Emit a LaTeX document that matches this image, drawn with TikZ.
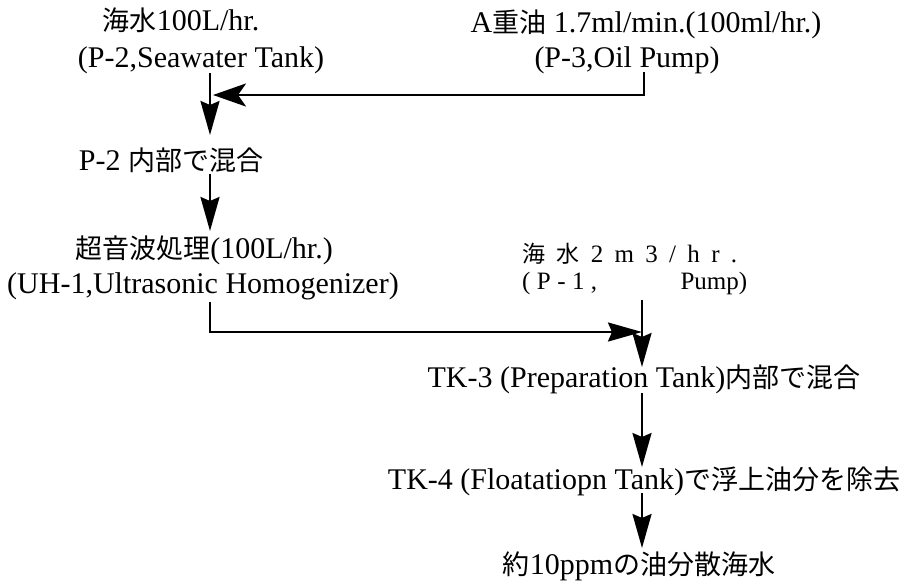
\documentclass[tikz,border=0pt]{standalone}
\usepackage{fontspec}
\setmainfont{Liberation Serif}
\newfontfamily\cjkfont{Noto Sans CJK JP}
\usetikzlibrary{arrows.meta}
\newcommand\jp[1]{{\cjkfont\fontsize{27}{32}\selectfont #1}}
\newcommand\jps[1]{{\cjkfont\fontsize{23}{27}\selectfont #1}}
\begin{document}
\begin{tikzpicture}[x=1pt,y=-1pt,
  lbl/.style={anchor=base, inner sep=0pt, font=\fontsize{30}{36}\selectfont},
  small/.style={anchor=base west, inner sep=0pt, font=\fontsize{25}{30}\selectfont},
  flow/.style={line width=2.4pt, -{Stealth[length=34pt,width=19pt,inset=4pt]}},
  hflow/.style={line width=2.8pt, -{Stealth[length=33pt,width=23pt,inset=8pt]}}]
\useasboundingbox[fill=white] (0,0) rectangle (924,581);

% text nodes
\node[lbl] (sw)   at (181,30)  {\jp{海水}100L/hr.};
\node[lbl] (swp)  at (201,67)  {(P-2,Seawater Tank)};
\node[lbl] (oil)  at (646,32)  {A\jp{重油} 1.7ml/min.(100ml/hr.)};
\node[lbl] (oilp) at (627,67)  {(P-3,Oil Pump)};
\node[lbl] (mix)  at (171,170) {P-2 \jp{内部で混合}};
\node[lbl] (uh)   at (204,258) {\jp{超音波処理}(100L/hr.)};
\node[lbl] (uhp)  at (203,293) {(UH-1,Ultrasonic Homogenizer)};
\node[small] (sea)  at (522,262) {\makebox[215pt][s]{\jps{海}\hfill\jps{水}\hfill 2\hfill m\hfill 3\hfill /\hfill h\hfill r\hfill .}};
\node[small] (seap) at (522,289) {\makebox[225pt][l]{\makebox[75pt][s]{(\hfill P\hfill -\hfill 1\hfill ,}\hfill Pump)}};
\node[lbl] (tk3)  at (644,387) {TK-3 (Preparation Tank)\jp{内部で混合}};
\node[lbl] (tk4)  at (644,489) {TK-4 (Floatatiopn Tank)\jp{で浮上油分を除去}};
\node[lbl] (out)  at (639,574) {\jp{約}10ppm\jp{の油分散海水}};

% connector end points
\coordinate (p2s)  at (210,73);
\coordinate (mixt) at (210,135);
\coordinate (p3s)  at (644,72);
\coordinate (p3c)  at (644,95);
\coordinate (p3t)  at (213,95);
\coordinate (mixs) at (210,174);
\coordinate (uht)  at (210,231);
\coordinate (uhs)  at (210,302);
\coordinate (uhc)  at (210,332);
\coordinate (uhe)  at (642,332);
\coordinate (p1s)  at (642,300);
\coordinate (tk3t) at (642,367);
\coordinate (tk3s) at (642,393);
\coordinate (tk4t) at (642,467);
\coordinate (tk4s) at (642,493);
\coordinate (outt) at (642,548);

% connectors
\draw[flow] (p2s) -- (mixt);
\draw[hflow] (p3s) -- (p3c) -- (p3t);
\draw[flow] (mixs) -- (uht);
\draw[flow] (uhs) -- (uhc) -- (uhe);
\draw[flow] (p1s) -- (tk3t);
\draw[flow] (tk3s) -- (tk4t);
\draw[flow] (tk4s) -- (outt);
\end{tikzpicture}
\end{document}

▶ Directions:
Leave the pictures out and copy the rest of the data exactly.

▶ Right answer:
Emit a LaTeX document that matches this image, drawn with TikZ.
\documentclass[tikz,border=0pt]{standalone}
\usepackage{fontspec}
\setmainfont{Liberation Serif}
\newfontfamily\cjkfont{Noto Sans CJK JP}
\usetikzlibrary{arrows.meta}
\newcommand\jp[1]{{\cjkfont\fontsize{27}{32}\selectfont #1}}
\newcommand\jps[1]{{\cjkfont\fontsize{23}{27}\selectfont #1}}
\begin{document}
\begin{tikzpicture}[x=1pt,y=-1pt,
  lbl/.style={anchor=base, inner sep=0pt, font=\fontsize{30}{36}\selectfont},
  small/.style={anchor=base west, inner sep=0pt, font=\fontsize{25}{30}\selectfont},
  flow/.style={line width=2.4pt, -{Stealth[length=34pt,width=19pt,inset=4pt]}},
  hflow/.style={line width=2.8pt, -{Stealth[length=33pt,width=23pt,inset=8pt]}}]
\useasboundingbox[fill=white] (0,0) rectangle (924,581);

% text nodes
\node[lbl] (sw)   at (181,30)  {\jp{海水}100L/hr.};
\node[lbl] (swp)  at (201,67)  {(P-2,Seawater Tank)};
\node[lbl] (oil)  at (646,32)  {A\jp{重油} 1.7ml/min.(100ml/hr.)};
\node[lbl] (oilp) at (627,67)  {(P-3,Oil Pump)};
\node[lbl] (mix)  at (171,170) {P-2 \jp{内部で混合}};
\node[lbl] (uh)   at (204,258) {\jp{超音波処理}(100L/hr.)};
\node[lbl] (uhp)  at (203,293) {(UH-1,Ultrasonic Homogenizer)};
\node[small] (sea)  at (522,262) {\makebox[215pt][s]{\jps{海}\hfill\jps{水}\hfill 2\hfill m\hfill 3\hfill /\hfill h\hfill r\hfill .}};
\node[small] (seap) at (522,289) {\makebox[225pt][l]{\makebox[75pt][s]{(\hfill P\hfill -\hfill 1\hfill ,}\hfill Pump)}};
\node[lbl] (tk3)  at (644,387) {TK-3 (Preparation Tank)\jp{内部で混合}};
\node[lbl] (tk4)  at (644,489) {TK-4 (Floatatiopn Tank)\jp{で浮上油分を除去}};
\node[lbl] (out)  at (639,574) {\jp{約}10ppm\jp{の油分散海水}};

% connector end points
\coordinate (p2s)  at (210,73);
\coordinate (mixt) at (210,135);
\coordinate (p3s)  at (644,72);
\coordinate (p3c)  at (644,95);
\coordinate (p3t)  at (213,95);
\coordinate (mixs) at (210,174);
\coordinate (uht)  at (210,231);
\coordinate (uhs)  at (210,302);
\coordinate (uhc)  at (210,332);
\coordinate (uhe)  at (642,332);
\coordinate (p1s)  at (642,300);
\coordinate (tk3t) at (642,367);
\coordinate (tk3s) at (642,393);
\coordinate (tk4t) at (642,467);
\coordinate (tk4s) at (642,493);
\coordinate (outt) at (642,548);

% connectors
\draw[flow] (p2s) -- (mixt);
\draw[hflow] (p3s) -- (p3c) -- (p3t);
\draw[flow] (mixs) -- (uht);
\draw[flow] (uhs) -- (uhc) -- (uhe);
\draw[flow] (p1s) -- (tk3t);
\draw[flow] (tk3s) -- (tk4t);
\draw[flow] (tk4s) -- (outt);
\end{tikzpicture}
\end{document}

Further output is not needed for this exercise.